Objective Adiponectin is a protein secreted predominantly by differentiated adipocytes, which plays a protective role in the development of insulin resistance and exerts beneficial actions on the hearts subjected to ischemia/reperfusion (I/R) insult. Insulin has been proved to reduce myocardial I/R injury in both normal and diabetic ones. These suggest the relationship between the insulin and adiponectin effects in diabetes. The present study aimed to investigate the effect of insulin treatment on the systemic and local cardiac adiponectin levels and on the myocardial I/R injury in type 1 diabetic mice.
Methods type 1 diabetic mice were rendered through 5 days of daily intraperitoneal injection with 40 mg/kg STZ, and confirmed by markedly elevated fasting-blood glucose levels (>11.1 μmol/l). Insulin (5 IU/kg·d) was administrated for a 14, 7 or 1 day duration, respectively, since diabetic models were established. MI/R was performed by Langendorff perfusion ex vivo in hearts from the 14 day duration mice, in which the hearts were subjected to 40 min of ischemia and 60 min of reperfusion.

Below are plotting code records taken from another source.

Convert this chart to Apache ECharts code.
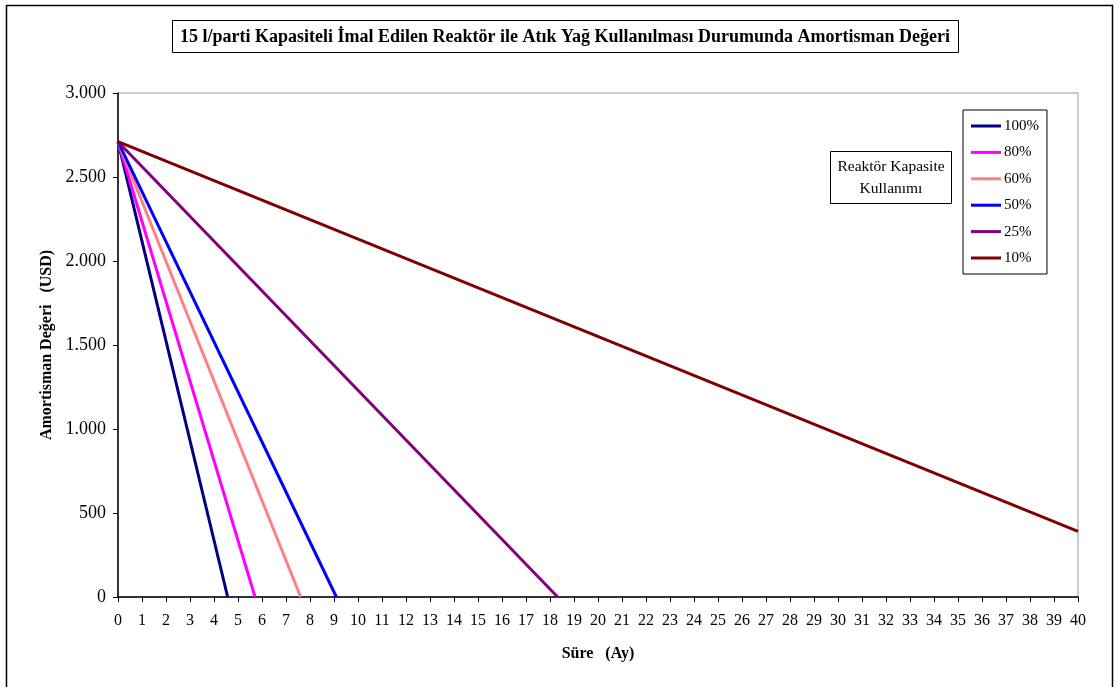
<!DOCTYPE html>
<html><head><meta charset="utf-8">
<script src="https://cdn.jsdelivr.net/npm/echarts@6/dist/echarts.min.js"></script>
<style>html,body{margin:0;padding:0;background:#fff}#c{width:1118px;height:687px}</style>
</head><body><div id="c"></div>
<script>
const seriesNames = ['100%', '80%', '60%', '50%', '25%', '10%'];
const seriesColors = ['#000080', '#FF00FF', '#FF8080', '#0000FF', '#800080', '#800000'];
// months (Ay) and values (USD) per series: start and end points
const months100 = [0, 4.57];  const values100 = [2710, 0];
const months80  = [0, 5.71];  const values80  = [2710, 0];
const months60  = [0, 7.61];  const values60  = [2710, 0];
const months50  = [0, 9.10];  const values50  = [2710, 0];
const months25  = [0, 18.32]; const values25  = [2710, 0];
const months10  = [0, 40];    const values10  = [2710, 390];
const xTicks = { min: 0, max: 40, step: 1 };
const yTicks = { min: 0, max: 3000, step: 500 };
const titleText = '15 l/parti Kapasiteli İmal Edilen Reaktör ile Atık Yağ Kullanılması Durumunda Amortisman Değeri';
const noteText = 'Reaktör Kapasite\nKullanımı';

const allMonths = [months100, months80, months60, months50, months25, months10];
const allValues = [values100, values80, values60, values50, values25, values10];

const FONT = '"Liberation Serif", "Times New Roman", serif';
const chart = echarts.init(document.getElementById('c'), null, { renderer: 'canvas' });

const series = seriesNames.map((n, i) => ({
  name: n, type: 'line', showSymbol: false, symbol: 'none',
  data: allMonths[i].map((m, j) => [m, allValues[i][j]]),
  lineStyle: { color: seriesColors[i], width: 3 },
  itemStyle: { color: seriesColors[i] },
  animation: false
}));

chart.setOption({
  animation: false,
  backgroundColor: '#fff',
  grid: { left: 118, top: 93, width: 960, height: 504, show: true, borderColor: '#999', borderWidth: 1, backgroundColor: 'transparent' },
  xAxis: {
    type: 'value', min: xTicks.min, max: xTicks.max, interval: xTicks.step,
    name: 'Süre   (Ay)', nameLocation: 'middle', nameGap: 49,
    nameTextStyle: { fontFamily: FONT, fontWeight: 'bold', fontSize: 16, color: '#000' },
    axisLine: { show: true, lineStyle: { color: '#000', width: 1.5 } },
    axisTick: { show: true, length: 5, lineStyle: { color: '#000' } },
    axisLabel: { fontFamily: FONT, fontSize: 16, color: '#000', margin: 16 },
    splitLine: { show: false }
  },
  yAxis: {
    type: 'value', min: yTicks.min, max: yTicks.max, interval: yTicks.step,
    name: 'Amortisman Değeri   (USD)', nameLocation: 'middle', nameGap: 63, nameRotate: 90,
    nameTextStyle: { fontFamily: FONT, fontWeight: 'bold', fontSize: 16, color: '#000' },
    axisLine: { show: true, lineStyle: { color: '#000', width: 1.5 } },
    axisTick: { show: true, length: 5, lineStyle: { color: '#000' } },
    axisLabel: { fontFamily: FONT, fontSize: 18, color: '#000', margin: 12,
      formatter: v => v >= 1000 ? Math.floor(v / 1000) + '.' + String(v % 1000).padStart(3, '0') : String(v) },
    splitLine: { show: false }
  },
  legend: {
    orient: 'vertical', left: 963, top: 110,
    data: seriesNames,
    icon: 'rect', itemWidth: 30, itemHeight: 3, itemGap: 10.4,
    backgroundColor: '#fff', borderColor: '#000', borderWidth: 1,
    padding: [8, 8, 8, 8],
    textStyle: { fontFamily: FONT, fontSize: 15, color: '#000', padding: [0, 0, 0, -2], height: 16, lineHeight: 16 }
  },
  graphic: [
    { type: 'rect', shape: { x: 6.5, y: 5.5, width: 1106, height: 700 }, style: { fill: 'none', stroke: '#000', lineWidth: 1.5 }, silent: true, z: -10 },
    { type: 'rect', shape: { x: 172.5, y: 20.5, width: 786, height: 32 }, style: { fill: '#fff', stroke: '#000', lineWidth: 1 }, z: 10 },
    { type: 'text', x: 565, y: 37, z: 11, style: { text: titleText, font: 'bold 18px ' + FONT, fill: '#000', align: 'center', verticalAlign: 'middle' } },
    { type: 'rect', shape: { x: 830.5, y: 151.5, width: 121, height: 52 }, style: { fill: '#fff', stroke: '#000', lineWidth: 1 }, z: 10 },
    { type: 'text', x: 891, y: 177.5, z: 11, style: { text: noteText, font: '15.5px ' + FONT, fill: '#000', align: 'center', verticalAlign: 'middle', lineHeight: 22 } }
  ],
  series: series
});
</script></body></html>
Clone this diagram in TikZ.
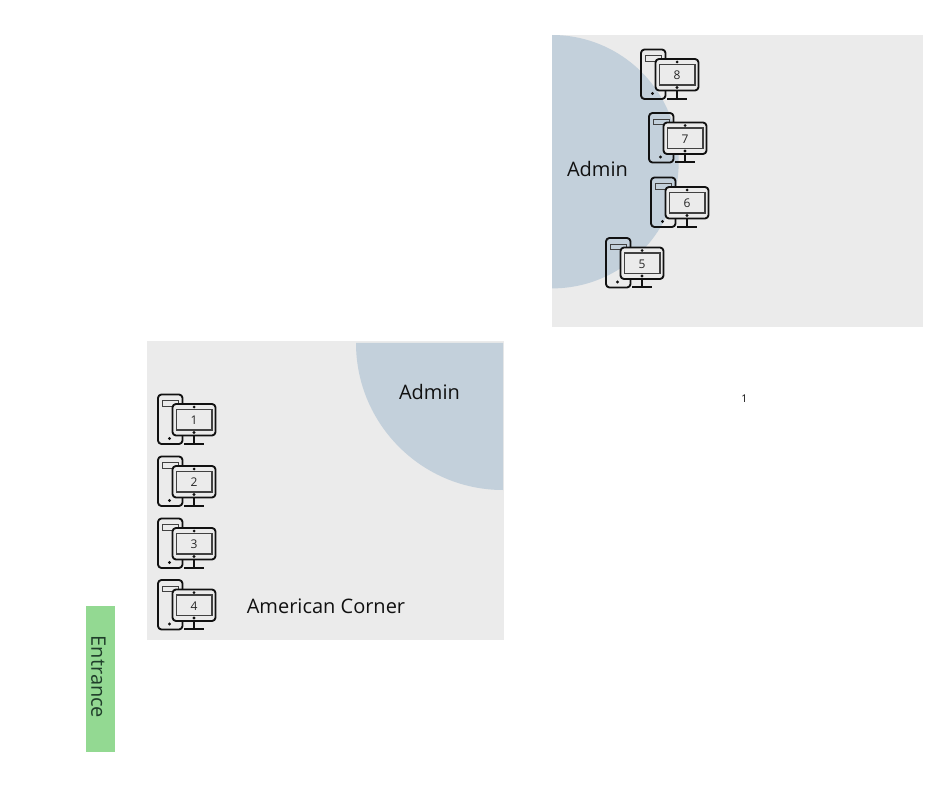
\documentclass[tikz,border=0pt]{standalone}
\usepackage{fontspec}
\setmainfont{Open Sans}
\definecolor{panel}{HTML}{EBEBEB}
\definecolor{adminblue}{HTML}{C3D0DB}
\definecolor{entr}{HTML}{93D992}
\definecolor{ink}{HTML}{111111}
\definecolor{entrink}{HTML}{1F3D2A}
\tikzset{
  x=0.75pt,y=-0.75pt,
  panelbox/.style={fill=panel,draw=none},
  adminzone/.style={fill=adminblue,draw=none},
  iconline/.style={draw=ink,line width=1.4pt,line join=round},
  iconthin/.style={draw=ink!80,line width=0.6pt},
  bigtext/.style={font=\fontsize{15}{18}\selectfont,text=ink,inner sep=0pt},
  digit/.style={font=\fontsize{9}{10}\selectfont,text=black!85,inner sep=0pt},
  pics/workstation/.style={code={
    \draw[iconline,rounded corners=2.6pt] (0,0) rectangle (24.5,49.5);
    \draw[iconthin,line width=0.6pt] (4,6) rectangle (20,11.5);
    \fill[ink] (11.5,44) circle (1.7);
    \draw[iconline,fill=panel,rounded corners=2.6pt] (14.5,9.5) rectangle (57.5,41);
    \draw[iconthin,line width=0.9pt,fill=panel] (18.5,15) rectangle (54,35.5);
    \fill[ink] (36,12.5) circle (1.5);
    \fill[ink] (36,38) circle (1.7);
    \draw[iconline] (36,41) -- (36,49.3);
    \draw[iconline] (26,49.3) -- (45.5,49.3);
    \node[digit] at (36,26) {#1};
  }}
}
\begin{document}
\begin{tikzpicture}
\useasboundingbox (0,0) rectangle (940,788);
\path[panelbox] (552,35) rectangle (923,327);
\path[adminzone] (552,35) arc[start angle=-90,end angle=90,radius=126.7] -- cycle;
\path[panelbox] (147,341) rectangle (503.5,640);
\path[adminzone] (356,343) arc[start angle=180,end angle=90,radius=147] -- (503,343) -- cycle;
\path[fill=entr] (85.5,606) rectangle (114.5,752);
\node[bigtext,rotate=-90,text=entrink] (entrance) at (98.5,677) {Entrance};
\node[bigtext] (adminTop) at (597.5,169.5) {Admin};
\node[bigtext] (adminLeft) at (429.5,391.5) {Admin};
\node[bigtext] (corner) at (326,606.5) {American Corner};
\node[font=\fontsize{8}{9}\selectfont,text=ink,inner sep=0pt] (pagenum) at (744.5,399) {1};
\pic (w1) at (158,394.5) {workstation={1}};
\pic (w2) at (158,456.5) {workstation={2}};
\pic (w3) at (158,518.5) {workstation={3}};
\pic (w4) at (158,580) {workstation={4}};
\pic (w8) at (641,49.5) {workstation={8}};
\pic (w7) at (649,113) {workstation={7}};
\pic (w6) at (651,177.5) {workstation={6}};
\pic (w5) at (606,238) {workstation={5}};
\end{tikzpicture}
\end{document}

Results The plasma adiponectin level in type 1 diabetic mice increased on the day 7 but decreased on the day 14 (p<0.01 vs control). At the same time, cardiac adiponectin mRNA level in type 1 diabetic mice gradually decreased (p<0.01 vs control). The diabetic hearts showed an increased infarct size and cardiomyocytes apoptosis (p<0.01). Insulin treatment increased both the plasma and cardiac adiponectin level in diabetic mice (p<0.05), and decreased the infarct size and cardiomyocytes apoptosis in type 1 diabetic mice (p<0.01 vs diabetic). Compound C pretreatment (an inhibitor of AMPK) partly inhibited the effect of insulin treatment (p<0.01).
Conclusions Insulin treatment increases both plasma and cardiac adiponectin levels, which is at least partly responsible for the cardioprotective effects of insulin treatment in diabetes.